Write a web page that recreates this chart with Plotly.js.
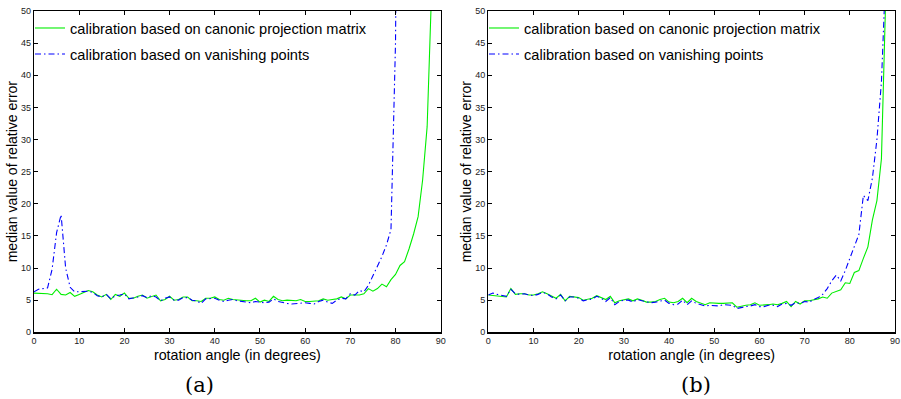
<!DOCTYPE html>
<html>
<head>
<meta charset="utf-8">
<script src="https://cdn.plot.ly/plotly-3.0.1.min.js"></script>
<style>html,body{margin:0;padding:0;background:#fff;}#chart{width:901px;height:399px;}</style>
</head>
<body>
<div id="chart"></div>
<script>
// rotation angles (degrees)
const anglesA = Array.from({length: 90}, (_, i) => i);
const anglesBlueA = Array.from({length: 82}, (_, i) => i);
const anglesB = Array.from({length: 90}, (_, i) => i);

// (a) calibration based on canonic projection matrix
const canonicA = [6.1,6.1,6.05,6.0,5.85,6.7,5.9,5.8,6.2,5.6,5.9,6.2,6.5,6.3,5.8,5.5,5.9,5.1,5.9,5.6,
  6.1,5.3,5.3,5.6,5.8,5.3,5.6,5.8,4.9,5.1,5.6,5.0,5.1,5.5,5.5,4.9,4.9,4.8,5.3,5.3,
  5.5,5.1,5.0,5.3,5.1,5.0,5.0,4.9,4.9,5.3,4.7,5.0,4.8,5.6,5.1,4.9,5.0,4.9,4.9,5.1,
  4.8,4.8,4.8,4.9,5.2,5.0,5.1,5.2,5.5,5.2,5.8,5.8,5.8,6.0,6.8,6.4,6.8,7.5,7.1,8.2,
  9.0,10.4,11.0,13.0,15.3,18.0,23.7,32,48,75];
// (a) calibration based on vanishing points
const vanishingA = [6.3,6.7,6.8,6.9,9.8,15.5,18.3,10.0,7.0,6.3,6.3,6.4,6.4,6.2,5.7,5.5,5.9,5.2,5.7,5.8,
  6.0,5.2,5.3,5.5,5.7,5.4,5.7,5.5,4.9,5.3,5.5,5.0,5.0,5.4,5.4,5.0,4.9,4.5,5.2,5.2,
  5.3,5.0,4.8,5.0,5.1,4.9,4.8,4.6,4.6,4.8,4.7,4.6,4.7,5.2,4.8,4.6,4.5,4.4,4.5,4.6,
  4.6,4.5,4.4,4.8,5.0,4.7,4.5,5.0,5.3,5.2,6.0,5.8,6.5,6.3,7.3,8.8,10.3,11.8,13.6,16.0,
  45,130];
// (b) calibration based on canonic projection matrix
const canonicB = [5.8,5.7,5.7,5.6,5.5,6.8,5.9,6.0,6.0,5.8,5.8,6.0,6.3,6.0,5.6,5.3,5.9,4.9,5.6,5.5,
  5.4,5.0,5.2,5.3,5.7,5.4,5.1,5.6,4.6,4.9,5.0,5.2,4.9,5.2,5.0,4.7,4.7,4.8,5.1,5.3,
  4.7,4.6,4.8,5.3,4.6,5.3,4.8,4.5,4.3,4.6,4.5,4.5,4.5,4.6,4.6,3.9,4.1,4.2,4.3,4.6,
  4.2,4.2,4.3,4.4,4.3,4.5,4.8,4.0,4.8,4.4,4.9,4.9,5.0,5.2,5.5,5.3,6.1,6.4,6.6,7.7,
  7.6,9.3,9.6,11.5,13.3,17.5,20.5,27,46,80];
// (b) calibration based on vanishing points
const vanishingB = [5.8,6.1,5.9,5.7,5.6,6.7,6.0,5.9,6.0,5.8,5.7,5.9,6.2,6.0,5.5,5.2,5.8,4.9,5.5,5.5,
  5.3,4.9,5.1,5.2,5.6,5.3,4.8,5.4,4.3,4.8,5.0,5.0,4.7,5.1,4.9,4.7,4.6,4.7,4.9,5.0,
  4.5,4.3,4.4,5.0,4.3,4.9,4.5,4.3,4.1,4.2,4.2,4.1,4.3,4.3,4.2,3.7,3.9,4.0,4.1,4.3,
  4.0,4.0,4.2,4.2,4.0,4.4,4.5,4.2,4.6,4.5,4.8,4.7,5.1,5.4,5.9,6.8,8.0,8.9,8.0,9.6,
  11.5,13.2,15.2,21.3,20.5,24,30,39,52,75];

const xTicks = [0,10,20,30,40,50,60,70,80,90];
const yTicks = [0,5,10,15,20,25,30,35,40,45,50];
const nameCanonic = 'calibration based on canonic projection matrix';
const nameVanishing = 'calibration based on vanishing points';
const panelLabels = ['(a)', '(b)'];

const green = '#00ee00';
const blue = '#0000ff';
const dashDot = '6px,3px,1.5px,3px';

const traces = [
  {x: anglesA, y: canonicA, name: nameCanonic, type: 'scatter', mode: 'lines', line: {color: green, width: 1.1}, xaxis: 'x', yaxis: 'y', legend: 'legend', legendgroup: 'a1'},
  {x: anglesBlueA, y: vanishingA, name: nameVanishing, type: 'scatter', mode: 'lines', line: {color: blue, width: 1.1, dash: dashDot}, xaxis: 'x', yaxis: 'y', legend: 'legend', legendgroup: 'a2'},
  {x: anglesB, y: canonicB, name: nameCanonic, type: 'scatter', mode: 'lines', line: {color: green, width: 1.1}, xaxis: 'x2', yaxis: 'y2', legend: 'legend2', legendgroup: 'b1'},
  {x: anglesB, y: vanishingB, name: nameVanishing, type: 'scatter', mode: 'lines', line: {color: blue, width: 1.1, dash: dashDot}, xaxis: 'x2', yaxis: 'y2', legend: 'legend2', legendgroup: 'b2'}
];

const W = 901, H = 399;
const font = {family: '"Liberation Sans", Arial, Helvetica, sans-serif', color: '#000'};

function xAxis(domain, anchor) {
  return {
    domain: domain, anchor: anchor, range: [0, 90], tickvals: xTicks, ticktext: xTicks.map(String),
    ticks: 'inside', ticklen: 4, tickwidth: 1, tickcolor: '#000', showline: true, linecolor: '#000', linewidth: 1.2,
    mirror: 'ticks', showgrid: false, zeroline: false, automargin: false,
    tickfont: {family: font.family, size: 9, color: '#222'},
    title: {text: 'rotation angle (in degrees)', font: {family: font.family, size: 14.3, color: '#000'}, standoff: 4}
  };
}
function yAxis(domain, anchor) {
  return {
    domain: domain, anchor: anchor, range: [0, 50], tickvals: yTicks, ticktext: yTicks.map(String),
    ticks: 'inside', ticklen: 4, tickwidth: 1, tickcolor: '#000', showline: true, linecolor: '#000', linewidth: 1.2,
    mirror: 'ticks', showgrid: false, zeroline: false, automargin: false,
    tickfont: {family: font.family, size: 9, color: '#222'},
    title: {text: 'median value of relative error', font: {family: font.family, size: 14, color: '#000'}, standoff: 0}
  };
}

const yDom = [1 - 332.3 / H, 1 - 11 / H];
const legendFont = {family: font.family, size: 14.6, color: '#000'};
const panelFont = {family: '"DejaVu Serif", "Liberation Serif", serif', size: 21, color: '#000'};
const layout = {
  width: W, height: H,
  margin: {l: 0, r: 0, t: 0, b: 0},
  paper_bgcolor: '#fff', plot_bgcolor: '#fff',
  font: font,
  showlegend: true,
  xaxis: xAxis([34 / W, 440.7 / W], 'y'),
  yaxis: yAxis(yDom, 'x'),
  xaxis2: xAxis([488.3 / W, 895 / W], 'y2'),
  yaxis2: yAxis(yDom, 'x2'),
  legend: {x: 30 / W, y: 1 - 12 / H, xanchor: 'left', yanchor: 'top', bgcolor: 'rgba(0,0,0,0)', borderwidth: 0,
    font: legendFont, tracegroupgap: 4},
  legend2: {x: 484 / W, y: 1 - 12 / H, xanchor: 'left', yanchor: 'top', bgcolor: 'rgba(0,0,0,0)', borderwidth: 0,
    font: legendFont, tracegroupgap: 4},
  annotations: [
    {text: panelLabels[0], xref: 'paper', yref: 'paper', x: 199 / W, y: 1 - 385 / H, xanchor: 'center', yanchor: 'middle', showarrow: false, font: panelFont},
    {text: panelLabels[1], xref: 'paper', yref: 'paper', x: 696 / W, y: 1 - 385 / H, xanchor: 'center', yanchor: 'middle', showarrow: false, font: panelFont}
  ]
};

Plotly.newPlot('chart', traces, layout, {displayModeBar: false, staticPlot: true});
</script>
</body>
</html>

- - - - -

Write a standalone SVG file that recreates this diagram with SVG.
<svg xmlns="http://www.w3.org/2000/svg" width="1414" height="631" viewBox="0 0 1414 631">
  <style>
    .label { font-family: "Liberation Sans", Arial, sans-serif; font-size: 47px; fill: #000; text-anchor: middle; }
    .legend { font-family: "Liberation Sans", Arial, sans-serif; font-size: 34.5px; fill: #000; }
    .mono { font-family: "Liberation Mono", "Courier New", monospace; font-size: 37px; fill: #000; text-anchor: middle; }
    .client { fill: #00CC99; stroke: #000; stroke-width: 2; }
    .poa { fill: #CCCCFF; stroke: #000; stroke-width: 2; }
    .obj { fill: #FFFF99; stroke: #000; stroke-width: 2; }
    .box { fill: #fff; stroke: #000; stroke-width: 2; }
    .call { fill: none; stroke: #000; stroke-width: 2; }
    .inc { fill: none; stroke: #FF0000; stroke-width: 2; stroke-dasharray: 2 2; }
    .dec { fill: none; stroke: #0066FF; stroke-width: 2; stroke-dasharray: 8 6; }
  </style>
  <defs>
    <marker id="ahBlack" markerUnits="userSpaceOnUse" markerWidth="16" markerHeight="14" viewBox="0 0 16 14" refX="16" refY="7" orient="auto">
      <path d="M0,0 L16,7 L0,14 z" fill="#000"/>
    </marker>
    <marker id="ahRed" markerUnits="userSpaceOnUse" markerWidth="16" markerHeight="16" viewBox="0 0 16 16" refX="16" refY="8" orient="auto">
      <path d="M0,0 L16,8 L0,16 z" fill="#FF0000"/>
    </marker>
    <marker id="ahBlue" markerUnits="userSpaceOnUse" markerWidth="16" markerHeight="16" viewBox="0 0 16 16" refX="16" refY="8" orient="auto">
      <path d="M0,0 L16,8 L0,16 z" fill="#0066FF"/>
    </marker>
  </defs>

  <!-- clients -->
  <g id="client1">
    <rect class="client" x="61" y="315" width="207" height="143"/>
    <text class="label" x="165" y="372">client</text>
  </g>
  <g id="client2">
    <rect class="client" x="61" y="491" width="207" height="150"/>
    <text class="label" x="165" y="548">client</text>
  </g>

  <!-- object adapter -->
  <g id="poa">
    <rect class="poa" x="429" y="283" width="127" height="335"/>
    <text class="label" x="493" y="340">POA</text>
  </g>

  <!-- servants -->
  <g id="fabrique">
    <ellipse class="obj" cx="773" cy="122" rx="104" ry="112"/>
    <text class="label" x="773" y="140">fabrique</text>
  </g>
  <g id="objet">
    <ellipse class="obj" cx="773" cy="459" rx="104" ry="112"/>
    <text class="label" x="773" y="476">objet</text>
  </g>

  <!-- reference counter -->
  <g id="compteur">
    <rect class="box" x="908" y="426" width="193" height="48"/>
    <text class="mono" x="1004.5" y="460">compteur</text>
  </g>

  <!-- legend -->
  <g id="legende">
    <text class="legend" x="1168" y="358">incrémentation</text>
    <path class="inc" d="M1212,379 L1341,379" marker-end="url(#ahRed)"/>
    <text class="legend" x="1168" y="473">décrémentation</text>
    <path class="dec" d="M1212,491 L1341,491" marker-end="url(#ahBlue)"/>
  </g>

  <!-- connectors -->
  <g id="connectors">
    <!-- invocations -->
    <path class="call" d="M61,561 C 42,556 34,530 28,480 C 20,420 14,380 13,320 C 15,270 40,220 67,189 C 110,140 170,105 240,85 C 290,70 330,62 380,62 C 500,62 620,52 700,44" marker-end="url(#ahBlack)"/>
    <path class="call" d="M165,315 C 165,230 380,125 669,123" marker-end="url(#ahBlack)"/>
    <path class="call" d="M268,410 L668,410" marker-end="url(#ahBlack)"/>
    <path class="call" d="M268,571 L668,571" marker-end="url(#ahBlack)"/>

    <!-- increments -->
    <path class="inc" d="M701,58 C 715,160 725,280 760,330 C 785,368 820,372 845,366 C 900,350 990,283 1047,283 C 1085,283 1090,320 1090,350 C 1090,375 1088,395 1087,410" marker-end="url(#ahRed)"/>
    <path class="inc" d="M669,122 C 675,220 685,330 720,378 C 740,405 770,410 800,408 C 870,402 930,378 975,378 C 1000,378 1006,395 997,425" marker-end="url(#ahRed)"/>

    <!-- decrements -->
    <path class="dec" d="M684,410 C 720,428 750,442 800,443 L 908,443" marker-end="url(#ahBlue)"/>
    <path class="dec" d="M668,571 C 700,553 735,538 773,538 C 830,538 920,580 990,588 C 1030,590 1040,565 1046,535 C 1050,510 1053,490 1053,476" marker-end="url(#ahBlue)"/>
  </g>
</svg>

- - - - -

TASK OBJECTIVE:
From the data above, copy out every line with the string "that" in it.

RESPONSE TO THE TASK:
Write a web page that recreates this chart with Plotly.js.
Write a standalone SVG file that recreates this diagram with SVG.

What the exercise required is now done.